> **To do**: Transcribe the material exactly. Images do not belong in the copy.

----

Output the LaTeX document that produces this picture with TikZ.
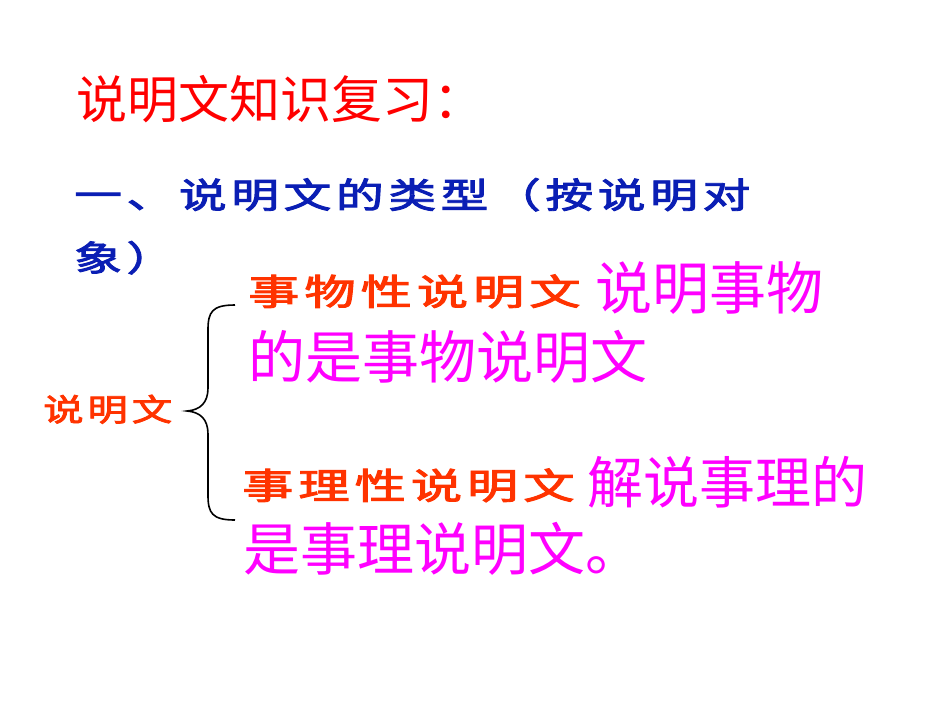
\documentclass[tikz,border=0pt]{standalone}
\usepackage{fontspec}
\newfontfamily\cjk{Noto Sans CJK SC}
\newfontfamily\cjkb{Noto Sans CJK SC}[FakeBold=2.5,LetterSpace=10]
\definecolor{tred}{HTML}{FF0000}
\definecolor{tblue}{HTML}{0A1EB4}
\definecolor{torange}{HTML}{FF3300}
\definecolor{tmag}{HTML}{FF00FF}
\begin{document}
\begin{tikzpicture}[x=1pt,y=-1pt,
  txt/.style={anchor=base west,inner sep=0pt},
  wide/.style={txt,xscale=#1,transform shape}]
\useasboundingbox[fill=white] (0,0) rectangle (950,713);
\node[txt,text=tred,font=\cjk\fontsize{51}{51}\selectfont] (title) at (76,118) {说明文知识复习：};
\node[wide=1.36,text=tblue,font=\cjkb\fontsize{35}{35}\selectfont] (h1) at (74,208) {一、说明文的类型（按说明对};
\node[wide=1.36,text=tblue,font=\cjkb\fontsize{35}{35}\selectfont] (h2) at (74,271) {象）};
\node[wide=1.3,text=torange,font=\cjkb\fontsize{31}{31}\selectfont] (root) at (43,421) {说明文};
\draw[line width=1.6pt] (235,305) .. controls (212,305) and (208,312) .. (208,330)
  -- (208,388) .. controls (208,403) and (200,410) .. (187,411)
  .. controls (200,412) and (208,419) .. (208,434)
  -- (208,495) .. controls (208,513) and (212,520) .. (235,520);
\node[wide=1.42,text=torange,font=\cjkb\fontsize{36}{36}\selectfont] (a0) at (248,305) {事物性说明文};
\node[txt,text=tmag,font=\cjk\fontsize{57}{57}\selectfont] (a1) at (595,309) {说明事物};
\node[txt,text=tmag,font=\cjk\fontsize{57}{57}\selectfont] (a2) at (248,378) {的是事物说明文};
\node[wide=1.42,text=torange,font=\cjkb\fontsize{36}{36}\selectfont] (b0) at (242,499) {事理性说明文};
\node[txt,text=tmag,font=\cjk\fontsize{56}{56}\selectfont] (b1) at (587,503) {解说事理的};
\node[txt,text=tmag,font=\cjk\fontsize{57}{57}\selectfont] (b2) at (243,570) {是事理说明文。};
\end{tikzpicture}
\end{document}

----

> **The output**:
Output the LaTeX document that produces this picture with TikZ.
\documentclass[tikz,border=0pt]{standalone}
\usepackage{fontspec}
\newfontfamily\cjk{Noto Sans CJK SC}
\newfontfamily\cjkb{Noto Sans CJK SC}[FakeBold=2.5,LetterSpace=10]
\definecolor{tred}{HTML}{FF0000}
\definecolor{tblue}{HTML}{0A1EB4}
\definecolor{torange}{HTML}{FF3300}
\definecolor{tmag}{HTML}{FF00FF}
\begin{document}
\begin{tikzpicture}[x=1pt,y=-1pt,
  txt/.style={anchor=base west,inner sep=0pt},
  wide/.style={txt,xscale=#1,transform shape}]
\useasboundingbox[fill=white] (0,0) rectangle (950,713);
\node[txt,text=tred,font=\cjk\fontsize{51}{51}\selectfont] (title) at (76,118) {说明文知识复习：};
\node[wide=1.36,text=tblue,font=\cjkb\fontsize{35}{35}\selectfont] (h1) at (74,208) {一、说明文的类型（按说明对};
\node[wide=1.36,text=tblue,font=\cjkb\fontsize{35}{35}\selectfont] (h2) at (74,271) {象）};
\node[wide=1.3,text=torange,font=\cjkb\fontsize{31}{31}\selectfont] (root) at (43,421) {说明文};
\draw[line width=1.6pt] (235,305) .. controls (212,305) and (208,312) .. (208,330)
  -- (208,388) .. controls (208,403) and (200,410) .. (187,411)
  .. controls (200,412) and (208,419) .. (208,434)
  -- (208,495) .. controls (208,513) and (212,520) .. (235,520);
\node[wide=1.42,text=torange,font=\cjkb\fontsize{36}{36}\selectfont] (a0) at (248,305) {事物性说明文};
\node[txt,text=tmag,font=\cjk\fontsize{57}{57}\selectfont] (a1) at (595,309) {说明事物};
\node[txt,text=tmag,font=\cjk\fontsize{57}{57}\selectfont] (a2) at (248,378) {的是事物说明文};
\node[wide=1.42,text=torange,font=\cjkb\fontsize{36}{36}\selectfont] (b0) at (242,499) {事理性说明文};
\node[txt,text=tmag,font=\cjk\fontsize{56}{56}\selectfont] (b1) at (587,503) {解说事理的};
\node[txt,text=tmag,font=\cjk\fontsize{57}{57}\selectfont] (b2) at (243,570) {是事理说明文。};
\end{tikzpicture}
\end{document}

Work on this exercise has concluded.